The premise of this movie puts Big Momma (FBI agent Malcolm Turner (Martin Lawrence) and now an expectant father married to Sherry Pierce (Nia Long) from the first film) as an undercover nanny in the Orange County home of a suspicious computer-worm creator (Mark Moses), his high-strung wife (Emily Procter) and their neglected kids.
 
I have wrestled with this movie in the vain hope to try to pull some positive aspects out of this god awful mess but this is by far one of the worst film's I have seen for a very long time. This movie takes bad jokes from other bad comedies and regurgitates them, repeatedly. The cinematography is ugly and the script is so bad it is unreal.
 
I wanted to see the documentary film GRIZZLY MAN this week but sadly it is not showing at my local cinema in Bluewater, Kent and I will have to take a trip to London next week due to its limited release status, so that review will be forthcoming. Instead, I thought I would see this film in the interim for the readers of this web site and to avert my cinema withdrawal effects, so please take some time out to consider the pain and humiliation that I sometime have to endure to bring you these reviews on a weekly basis.
 
Writing this review, it suddenly dawns on me the only thing I can say positive about this film and that is of the bulging, dimpled totality of Martin Lawrence’s plus-size attire. Whether in a high riding swimsuit or the usual flower print dress, it is not hard to wonder at the advances in drag technology since Fatty Arbuckle, Some Like It Hot and Monty Python. However, that said; do not think for a second that this film is anywhere near as funny as those just mentioned are.
 
Naturally, saving the day includes straightening out a dysfunctional household: think Van Diesel in The Pacifier with unfunny jokes about enormous thongs, or a latex and foam enhanced Queen Latifah in Bringing down the House.
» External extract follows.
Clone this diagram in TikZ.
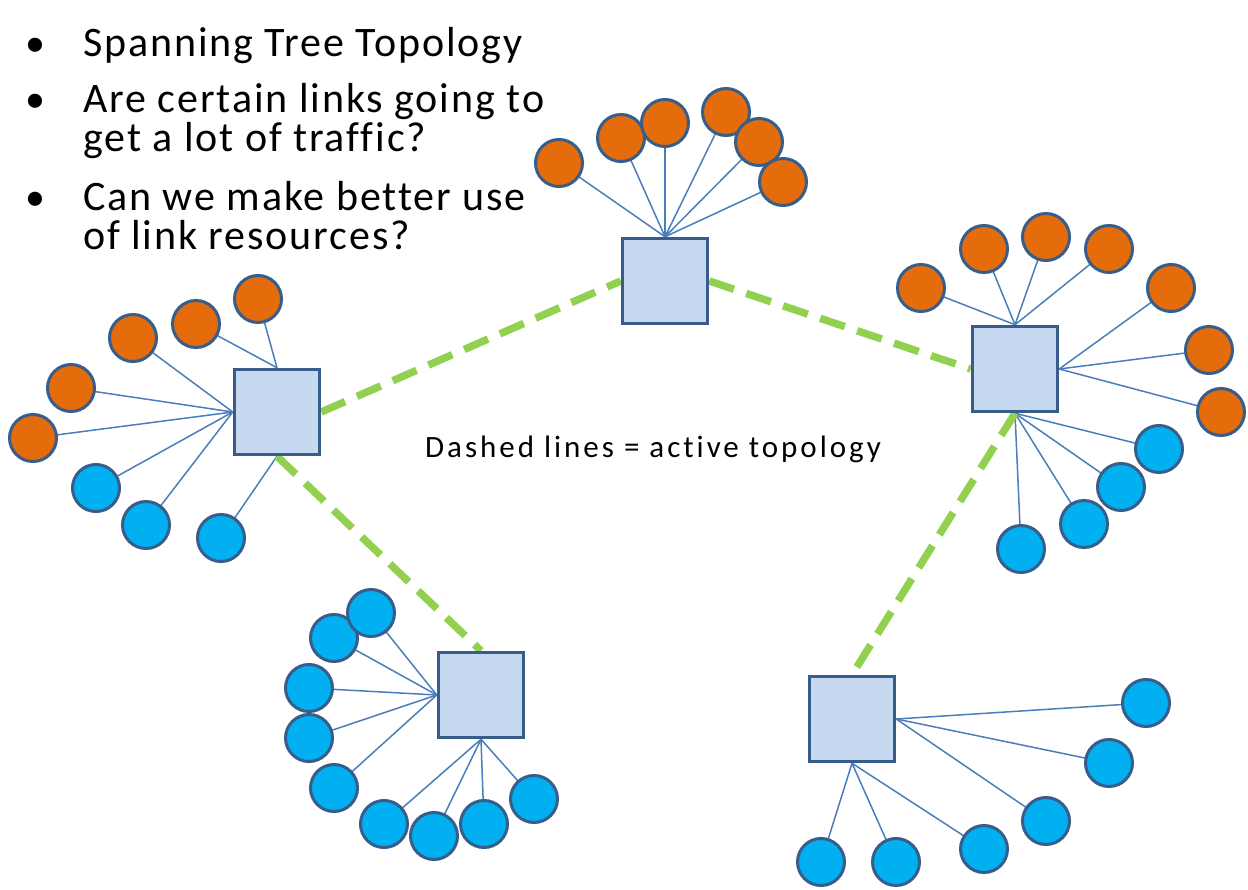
\documentclass[tikz,border=0pt]{standalone}
\usepackage{fontspec}
\setmainfont{Carlito}[Ligatures=CommonOff]
\newfontfamily\mainletters{Carlito}[Ligatures=CommonOff,LetterSpace=4.5]
\newfontfamily\lblletters{Carlito}[Ligatures=CommonOff,LetterSpace=9.6]
\definecolor{orng}{HTML}{E46C0A}
\definecolor{cyanb}{HTML}{00B0F0}
\definecolor{edgec}{HTML}{385D8A}
\definecolor{sqfill}{HTML}{C6D9F1}
\definecolor{linkc}{HTML}{4A7EBB}
\definecolor{grn}{HTML}{92D050}
\pgfdeclarelayer{bg}
\pgfsetlayers{bg,main}
\tikzset{
  sw/.style={rectangle, draw=edgec, fill=sqfill, line width=3.5pt, minimum size=85pt, inner sep=0pt},
  oh/.style={circle, draw=edgec, fill=orng, line width=3pt, minimum size=47pt, inner sep=0pt},
  bh/.style={oh, fill=cyanb},
  link/.style={draw=linkc, line width=1.5pt},
  activelink/.style={draw=grn, line width=7.5pt, dash pattern=on 26pt off 13pt},
  bigtxt/.style={anchor=base west, inner sep=0pt, font=\mainletters\fontsize{42}{50}\selectfont},
  bul/.style={anchor=base, inner sep=0pt, font=\fontsize{40}{48}\selectfont},
  midtxt/.style={anchor=base west, inner sep=0pt, font=\lblletters\fontsize{31}{37}\selectfont}
}
\begin{document}
\begin{tikzpicture}[x=1pt,y=-1pt]
\useasboundingbox (0,0) rectangle (1248,890);
% text
\node[bul] (u1) at (35,57) {•};
\node[bigtxt] (t1) at (83,57) {Spanning Tree Topology};
\node[bul] (u2) at (35,113) {•};
\node[bigtxt] (t2) at (83,113) {Are certain links going to};
\node[bigtxt] (t3) at (83,152) {get a lot of traffic?};
\node[bul] (u3) at (35,211) {•};
\node[bigtxt] (t4) at (83,211) {Can we make better use};
\node[bigtxt] (t5) at (83,250) {of link resources?};
\node[midtxt] (lbl) at (425,457) {Dashed lines = active topology};
% switches
\node[sw] (T) at (665,281) {};
\node[sw] (L) at (277,412) {};
\node[sw] (R) at (1015,369) {};
\node[sw] (BL) at (481,695) {};
\node[sw] (BR) at (852,719) {};
% top hosts
\node[oh] (tc1) at (559,163) {};
\node[oh] (tc2) at (621,138) {};
\node[oh] (tc3) at (665,123) {};
\node[oh] (tc4) at (726,112) {};
\node[oh] (tc5) at (759,142) {};
\node[oh] (tc6) at (783,182) {};
% left hosts
\node[oh] (lo1) at (258,299) {};
\node[oh] (lo2) at (196,324) {};
\node[oh] (lo3) at (133,338) {};
\node[oh] (lo4) at (71,388) {};
\node[oh] (lo5) at (33,438) {};
\node[bh] (lb1) at (96,488) {};
\node[bh] (lb2) at (146,525) {};
\node[bh] (lb3) at (221,538) {};
% right hosts
\node[oh] (ro1) at (921,288) {};
\node[oh] (ro2) at (984,249) {};
\node[oh] (ro3) at (1046,237) {};
\node[oh] (ro4) at (1109,249) {};
\node[oh] (ro5) at (1171,288) {};
\node[oh] (ro6) at (1209,350) {};
\node[oh] (ro7) at (1221,412) {};
\node[bh] (rb1) at (1159,449) {};
\node[bh] (rb2) at (1121,487) {};
\node[bh] (rb3) at (1084,524) {};
\node[bh] (rb4) at (1021,549) {};
% bottom-left hosts
\node[bh] (a2) at (334,638) {};
\node[bh] (a1) at (371,613) {};
\node[bh] (a3) at (309,688) {};
\node[bh] (a4) at (309,738) {};
\node[bh] (a5) at (334,788) {};
\node[bh] (a6) at (384,824) {};
\node[bh] (a7) at (434,836) {};
\node[bh] (a8) at (484,824) {};
\node[bh] (a9) at (534,799) {};
% bottom-right hosts
\node[bh] (d1) at (1146,703) {};
\node[bh] (d2) at (1109,763) {};
\node[bh] (d3) at (1046,821) {};
\node[bh] (d4) at (984,849) {};
\node[bh] (d5) at (896,862) {};
\node[bh] (d6) at (821,862) {};
\begin{pgfonlayer}{bg}
\foreach \h in {tc1,tc2,tc3,tc4,tc5,tc6} \draw[link] (T.north) -- (\h.center);
\foreach \h in {lo1,lo2} \draw[link] (L.north) -- (\h.center);
\foreach \h in {lo3,lo4,lo5,lb1,lb2} \draw[link] (L.west) -- (\h.center);
\draw[link] (L.south) -- (lb3.center);
\foreach \h in {ro1,ro2,ro3,ro4} \draw[link] (R.north) -- (\h.center);
\foreach \h in {ro5,ro6,ro7} \draw[link] (R.east) -- (\h.center);
\foreach \h in {rb1,rb2,rb3,rb4} \draw[link] (R.south) -- (\h.center);
\foreach \h in {a1,a2,a3,a4,a5} \draw[link] (BL.west) -- (\h.center);
\foreach \h in {a6,a7,a8,a9} \draw[link] (BL.south) -- (\h.center);
\foreach \h in {d1,d2,d3} \draw[link] (BR.east) -- (\h.center);
\foreach \h in {d4,d5,d6} \draw[link] (BR.south) -- (\h.center);
\draw[activelink] (L.east) -- (T.west);
\draw[activelink] (T.east) -- (R.west);
\draw[activelink] (L.south) -- (BL.north);
\draw[activelink] (R.south) -- (BR.north);
\end{pgfonlayer}
\end{tikzpicture}
\end{document}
To package things up Big Momma, once again, launches into the Mrs. Doubtfire approach by departing on the audience knowledgeable words on the importance of family, closing with the reminder that though she is unhappy to leave we should always be on the look out because you never know when Big Momma might pop up again. Is that a threat? The last thing we see is Lawrence flashing a disturbingly mischievous grin as the screen fades to black.
 
The mere suggestion of Big Momma 3 constitutes cruel and unusual punishment for audiences everywhere. Just our luck, there is probably already a script out there somewhere waiting to be unleashed. In fact, early on in the film, Turner (Lawrence) says, “I never turn down an assignment.” Is that a concealed message to the audience to obediently attend one stale comedy after another? This is your chance to decline this assignment and demand much, much better entertainment.